WHAT IS EXPECTED:
Print, word for word, every line from the beginning of the listing up to and including the line with "import pandas as pd". Pictures are to be excluded.
--------
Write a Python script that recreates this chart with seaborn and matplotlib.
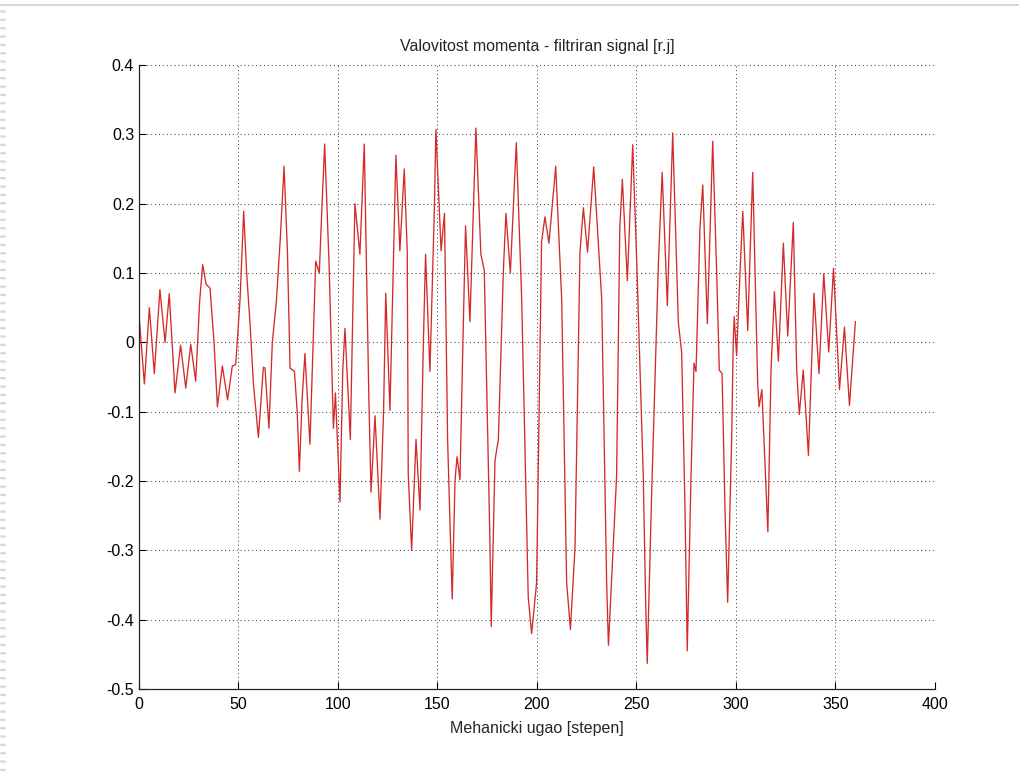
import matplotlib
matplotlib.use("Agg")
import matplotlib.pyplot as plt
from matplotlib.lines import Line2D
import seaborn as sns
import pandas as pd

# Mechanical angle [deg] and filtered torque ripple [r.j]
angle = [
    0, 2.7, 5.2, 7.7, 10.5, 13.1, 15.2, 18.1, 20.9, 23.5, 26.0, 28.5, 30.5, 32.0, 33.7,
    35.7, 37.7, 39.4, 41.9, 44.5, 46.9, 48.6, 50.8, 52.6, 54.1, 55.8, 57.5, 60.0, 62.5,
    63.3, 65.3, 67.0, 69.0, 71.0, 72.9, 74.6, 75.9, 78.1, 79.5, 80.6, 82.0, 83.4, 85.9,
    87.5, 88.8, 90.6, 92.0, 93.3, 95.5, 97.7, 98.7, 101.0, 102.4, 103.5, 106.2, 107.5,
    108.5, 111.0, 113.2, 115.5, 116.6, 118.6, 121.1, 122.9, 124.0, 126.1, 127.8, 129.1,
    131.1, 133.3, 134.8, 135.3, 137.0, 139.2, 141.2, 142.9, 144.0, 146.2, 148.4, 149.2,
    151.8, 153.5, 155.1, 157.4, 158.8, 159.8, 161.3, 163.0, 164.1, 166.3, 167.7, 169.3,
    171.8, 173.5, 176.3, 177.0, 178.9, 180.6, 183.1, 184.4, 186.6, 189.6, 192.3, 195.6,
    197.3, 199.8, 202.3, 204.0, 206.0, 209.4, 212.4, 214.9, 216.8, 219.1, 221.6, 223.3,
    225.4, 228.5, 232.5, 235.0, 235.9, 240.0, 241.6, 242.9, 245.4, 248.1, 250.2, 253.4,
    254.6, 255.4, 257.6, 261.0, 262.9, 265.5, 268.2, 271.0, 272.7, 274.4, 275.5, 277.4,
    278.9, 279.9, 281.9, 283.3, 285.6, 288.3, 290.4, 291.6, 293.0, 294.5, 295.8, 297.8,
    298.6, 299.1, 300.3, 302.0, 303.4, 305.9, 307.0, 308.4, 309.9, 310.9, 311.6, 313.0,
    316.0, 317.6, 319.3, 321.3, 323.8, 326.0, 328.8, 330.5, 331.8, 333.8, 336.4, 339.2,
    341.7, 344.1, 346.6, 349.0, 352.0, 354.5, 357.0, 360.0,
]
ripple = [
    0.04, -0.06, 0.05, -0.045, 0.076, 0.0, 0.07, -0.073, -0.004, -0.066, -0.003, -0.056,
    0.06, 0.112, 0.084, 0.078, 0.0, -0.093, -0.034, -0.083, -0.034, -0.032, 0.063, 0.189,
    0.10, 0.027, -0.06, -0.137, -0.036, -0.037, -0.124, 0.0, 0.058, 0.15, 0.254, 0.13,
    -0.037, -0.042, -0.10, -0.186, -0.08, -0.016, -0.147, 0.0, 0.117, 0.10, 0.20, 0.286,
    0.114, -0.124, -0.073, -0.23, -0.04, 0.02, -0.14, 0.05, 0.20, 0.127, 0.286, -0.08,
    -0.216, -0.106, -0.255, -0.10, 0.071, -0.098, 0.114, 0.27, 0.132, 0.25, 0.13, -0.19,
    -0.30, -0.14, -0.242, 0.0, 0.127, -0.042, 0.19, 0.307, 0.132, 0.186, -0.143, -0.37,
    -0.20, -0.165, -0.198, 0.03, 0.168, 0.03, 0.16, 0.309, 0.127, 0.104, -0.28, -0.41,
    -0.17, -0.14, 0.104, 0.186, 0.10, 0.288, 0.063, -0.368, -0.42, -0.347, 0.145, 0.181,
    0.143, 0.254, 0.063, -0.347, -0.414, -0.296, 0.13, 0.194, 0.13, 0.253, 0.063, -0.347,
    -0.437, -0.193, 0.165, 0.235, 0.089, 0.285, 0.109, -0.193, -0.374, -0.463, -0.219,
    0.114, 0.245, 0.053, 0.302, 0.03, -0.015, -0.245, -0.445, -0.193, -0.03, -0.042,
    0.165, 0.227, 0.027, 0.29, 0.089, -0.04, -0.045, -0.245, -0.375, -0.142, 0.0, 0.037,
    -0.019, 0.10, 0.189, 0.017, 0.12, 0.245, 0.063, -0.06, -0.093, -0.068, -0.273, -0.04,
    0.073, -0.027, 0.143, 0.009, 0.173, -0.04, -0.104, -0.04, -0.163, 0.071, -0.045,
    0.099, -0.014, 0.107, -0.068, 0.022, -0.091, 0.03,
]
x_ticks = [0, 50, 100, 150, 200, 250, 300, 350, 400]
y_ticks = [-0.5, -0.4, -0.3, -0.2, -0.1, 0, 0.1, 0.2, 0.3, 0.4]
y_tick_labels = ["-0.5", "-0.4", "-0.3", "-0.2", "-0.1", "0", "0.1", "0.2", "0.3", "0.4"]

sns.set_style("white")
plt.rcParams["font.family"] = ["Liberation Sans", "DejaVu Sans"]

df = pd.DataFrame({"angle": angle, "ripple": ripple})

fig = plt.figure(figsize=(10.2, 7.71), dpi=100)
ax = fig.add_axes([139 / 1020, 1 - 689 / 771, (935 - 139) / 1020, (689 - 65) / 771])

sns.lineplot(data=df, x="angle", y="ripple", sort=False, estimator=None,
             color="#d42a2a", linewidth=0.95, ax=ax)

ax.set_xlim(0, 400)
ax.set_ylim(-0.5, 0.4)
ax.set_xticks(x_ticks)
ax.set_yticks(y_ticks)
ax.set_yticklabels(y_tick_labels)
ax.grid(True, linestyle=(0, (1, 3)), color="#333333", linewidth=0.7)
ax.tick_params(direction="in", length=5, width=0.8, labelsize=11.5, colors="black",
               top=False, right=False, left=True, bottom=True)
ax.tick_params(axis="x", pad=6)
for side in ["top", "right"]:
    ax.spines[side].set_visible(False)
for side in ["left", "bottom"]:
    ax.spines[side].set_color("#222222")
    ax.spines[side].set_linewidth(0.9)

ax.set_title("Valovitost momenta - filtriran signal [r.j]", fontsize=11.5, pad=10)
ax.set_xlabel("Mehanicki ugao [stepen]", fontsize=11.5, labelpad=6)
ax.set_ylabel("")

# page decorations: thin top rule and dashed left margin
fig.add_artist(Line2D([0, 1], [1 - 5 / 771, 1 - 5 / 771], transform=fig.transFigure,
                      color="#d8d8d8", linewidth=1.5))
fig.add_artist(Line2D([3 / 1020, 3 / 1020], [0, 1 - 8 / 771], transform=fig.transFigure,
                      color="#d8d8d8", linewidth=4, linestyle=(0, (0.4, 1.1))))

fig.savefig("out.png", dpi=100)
--------
RESULT BELOW:
Write a Python script that recreates this chart with seaborn and matplotlib.
import matplotlib
matplotlib.use("Agg")
import matplotlib.pyplot as plt
from matplotlib.lines import Line2D
import seaborn as sns
import pandas as pd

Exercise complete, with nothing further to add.